The 2012 expansion was the weakest in a decade, the National Bureau of Statistics reported, blaming the global slowdown and domestic woes. China's export-dependent economy has been hurt by the eurozone crisis and the slowdown in the United States, two of its largest markets.
The good news was the economy, thanks to the Chinese government's pro-growth measures, expanded 7.9 percent year-on-year in the fourth quarter of 2102, ending a seven-straight-quarter slowdown, the bureau said, the official Xinhua News Agency reported.
China's gross domestic product in 2012 reached 51.93 trillion yuan, or $8.28 trillion, the report said.

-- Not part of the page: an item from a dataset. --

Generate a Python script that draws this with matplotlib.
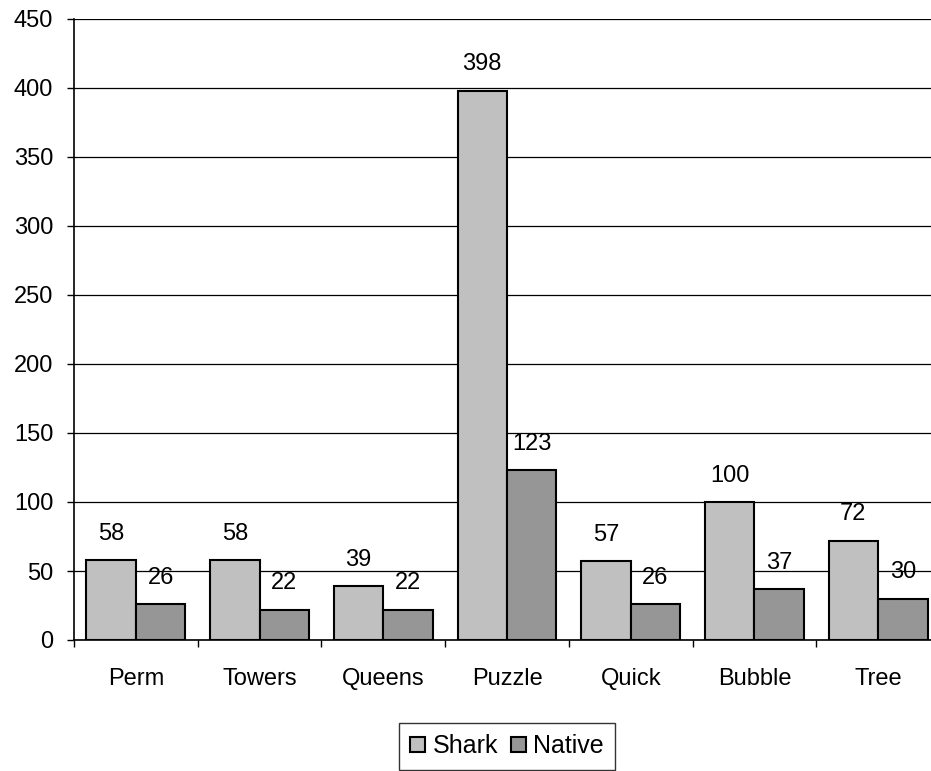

Separately, the NBS said China's industrial production growth slowed in 2012 to 10 percent from 13.9 percent in 2011.
Policymakers under Xi Jinping, China's new reform-minded leader, have said the country will show "greater courage and intelligence" in promoting market reforms in 2013 as it faces major economic challenges due to the global economic crisis and its own declining growth rates from earlier years' double-digit numbers.
At their meeting last month, the policymakers said cutting taxes, helping more rural workers settle in cities so they can help boost domestic demand and reducing dependence on exports will be among the reforms pursued through steady economic growth.
China in 2013 is expected maintain this year's growth level of 7.5 percent.